In early November, Gov. Ducey in a letter to Secretary of Transportation Elaine Chao requested that the state of Arizona be granted a Special Experimental Project (SEP-15) to conduct a pilot project demonstrating the technology and innovation benefits of operating rest areas through a partnership with the private sector. Gov. Ducey also urged DOT to work with Congress to eliminate the federal prohibition altogether.

In his letter, Gov. Ducey referred to the federal prohibition on commercial rest areas as an “archaic” and nonsensical” prohibition that “punishes” states where commercial rest areas are not grandfathered in under the 1960s-era law.

NATSO immediately criticized Arizona for seeking to sidestep a federal law that has been debated and reaffirmed in Congress many times and seeking to allow the state to compete with small-town businesses, siphoning jobs, customers and local tax revenues.

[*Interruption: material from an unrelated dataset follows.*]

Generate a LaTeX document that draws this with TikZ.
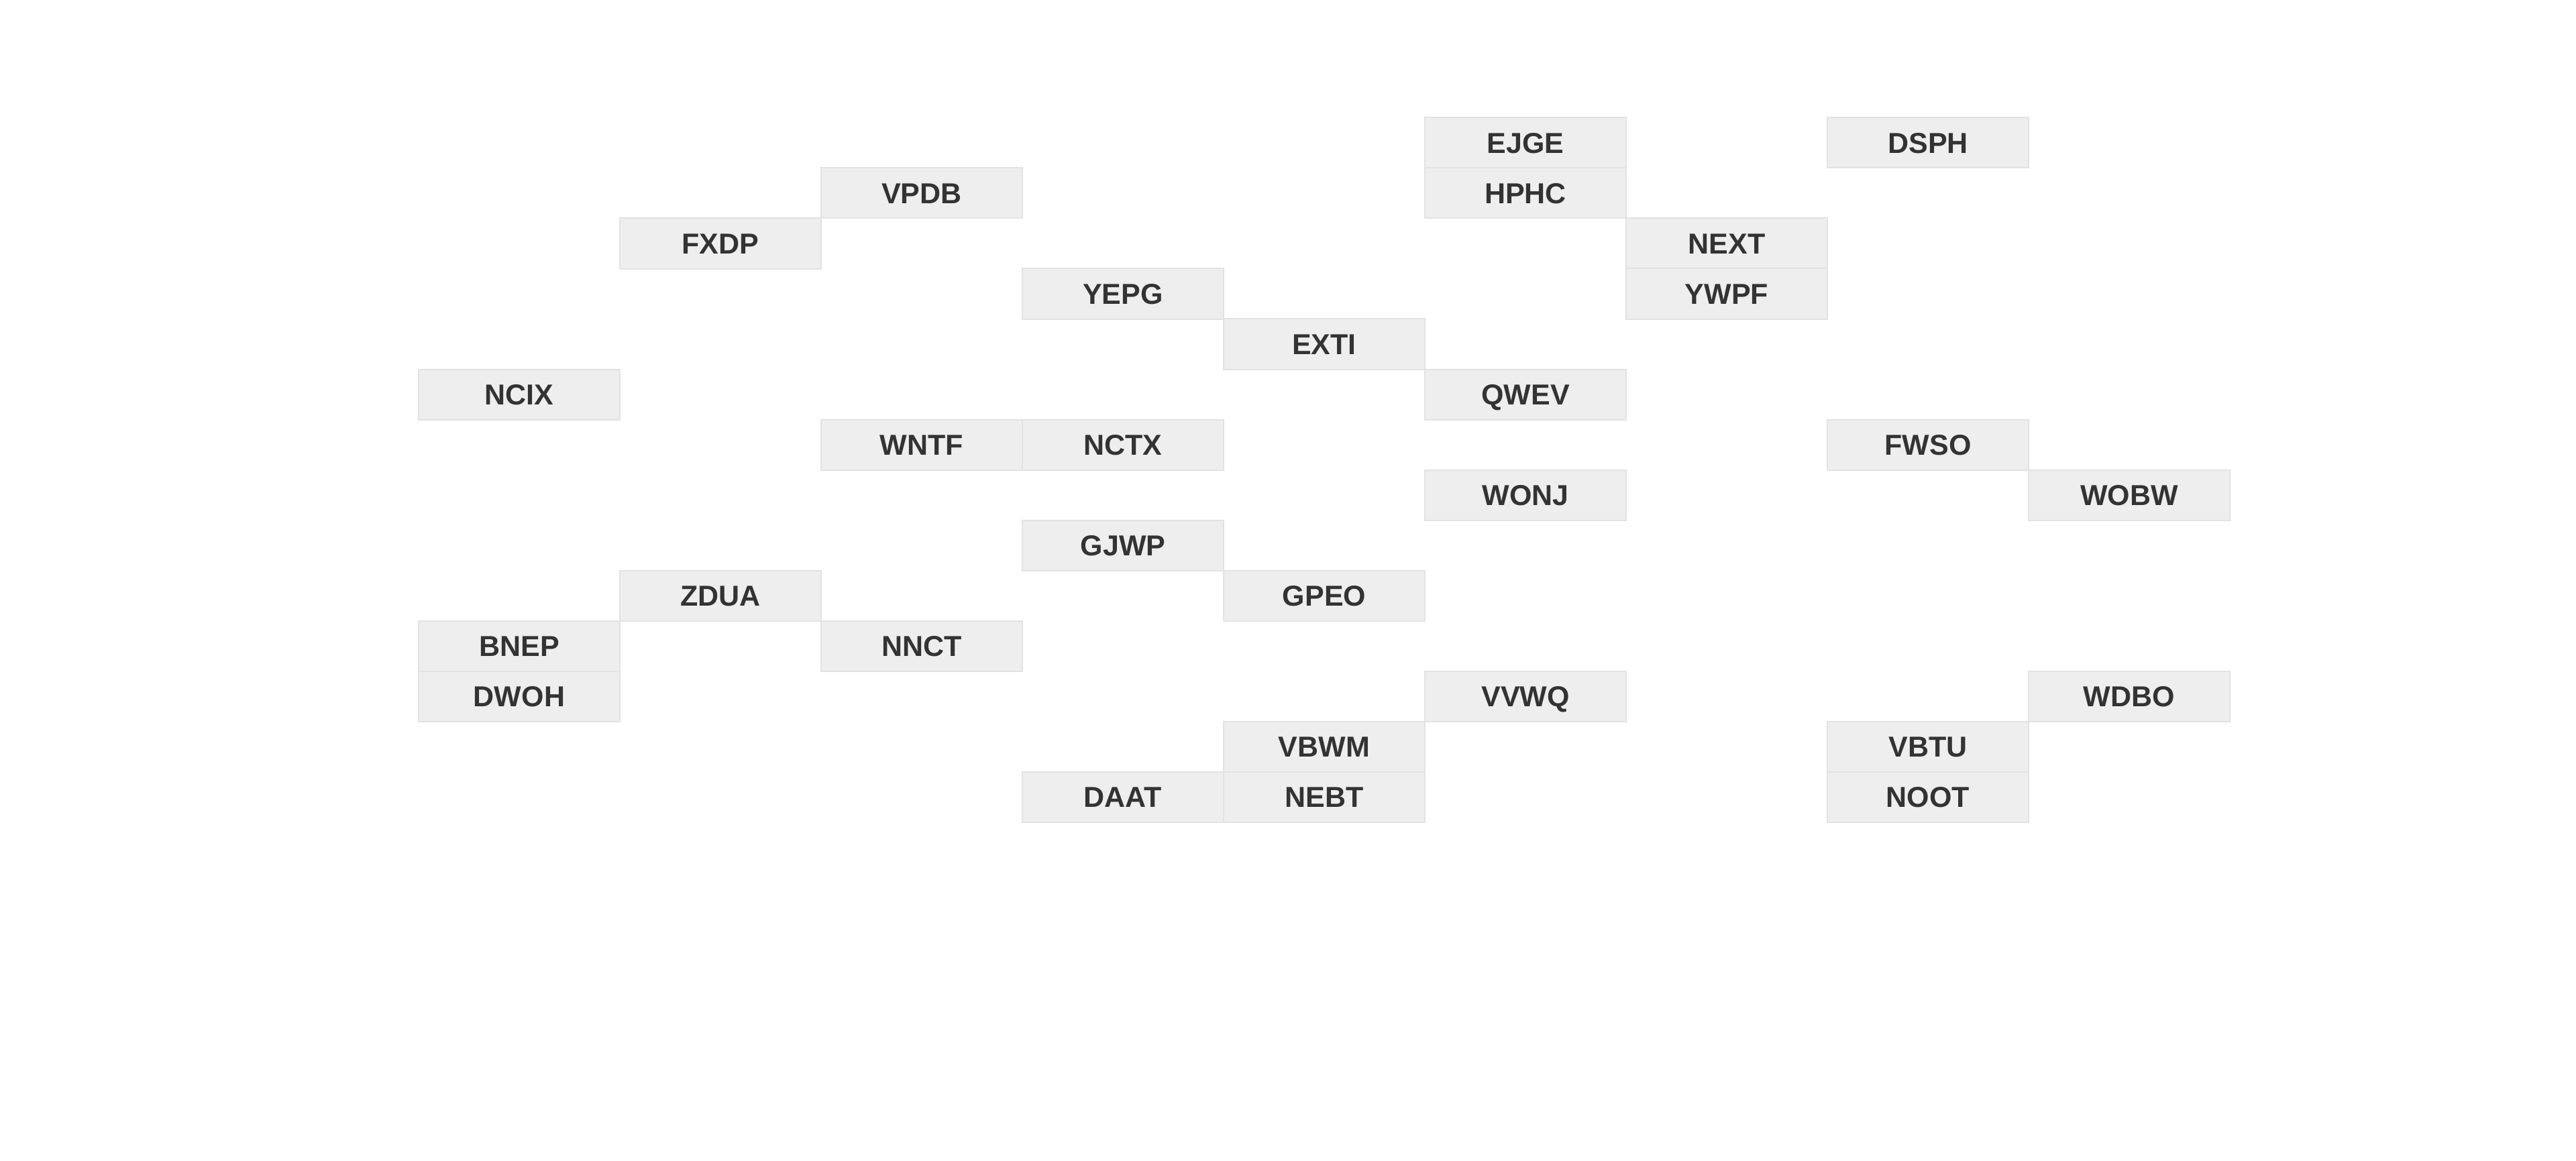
\documentclass[tikz,border=0pt]{standalone}
\usepackage{fontspec}
\setmainfont{Liberation Sans}
\definecolor{boxfill}{HTML}{EEEEEE}
\definecolor{boxline}{HTML}{E2E2E2}
\definecolor{boxtext}{HTML}{333333}
\begin{document}
\begin{tikzpicture}[x=0.2pt,y=-0.2pt,
  cell/.style={draw=boxline,line width=0.4pt,fill=boxfill,minimum width=60pt,minimum height=15pt,
    inner sep=0pt,text height=6.3pt,text depth=0pt,text=boxtext,font=\fontsize{8.6}{10}\selectfont\bfseries}]
\useasboundingbox[fill=white] (0,0) rectangle (3840,1731);
\foreach \name/\c/\r in {EJGE/5/0,DSPH/7/0,VPDB/2/1,HPHC/5/1,FXDP/1/2,NEXT/6/2,YEPG/3/3,YWPF/6/3,
  EXTI/4/4,NCIX/0/5,QWEV/5/5,WNTF/2/6,NCTX/3/6,FWSO/7/6,WONJ/5/7,WOBW/8/7,GJWP/3/8,ZDUA/1/9,GPEO/4/9,
  BNEP/0/10,NNCT/2/10,DWOH/0/11,VVWQ/5/11,WDBO/8/11,VBWM/4/12,VBTU/7/12,DAAT/3/13,NEBT/4/13,NOOT/7/13}
{
  \pgfmathsetmacro{\px}{774+300*\c}
  \pgfmathsetmacro{\py}{213+75*\r}
  \node[cell] (\name) at (\px,\py) {\name};
}
\end{tikzpicture}
\end{document}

NATSO was joined in signing the Dec. 5 letters to Arizona’s federal delegation by the Asian American Hotel Owners Association,  International Franchise Association, National Association of Convenience Stores, National Automatic Merchandising Association, National Council of Chain Restaurants, National Federation of the Blind, National Franchisee Association, National League of Cities, National Restaurant Association,  National Tank Truck Carriers, Petroleum Marketers Association of America, and the Society of Independent Gasoline Marketers of America.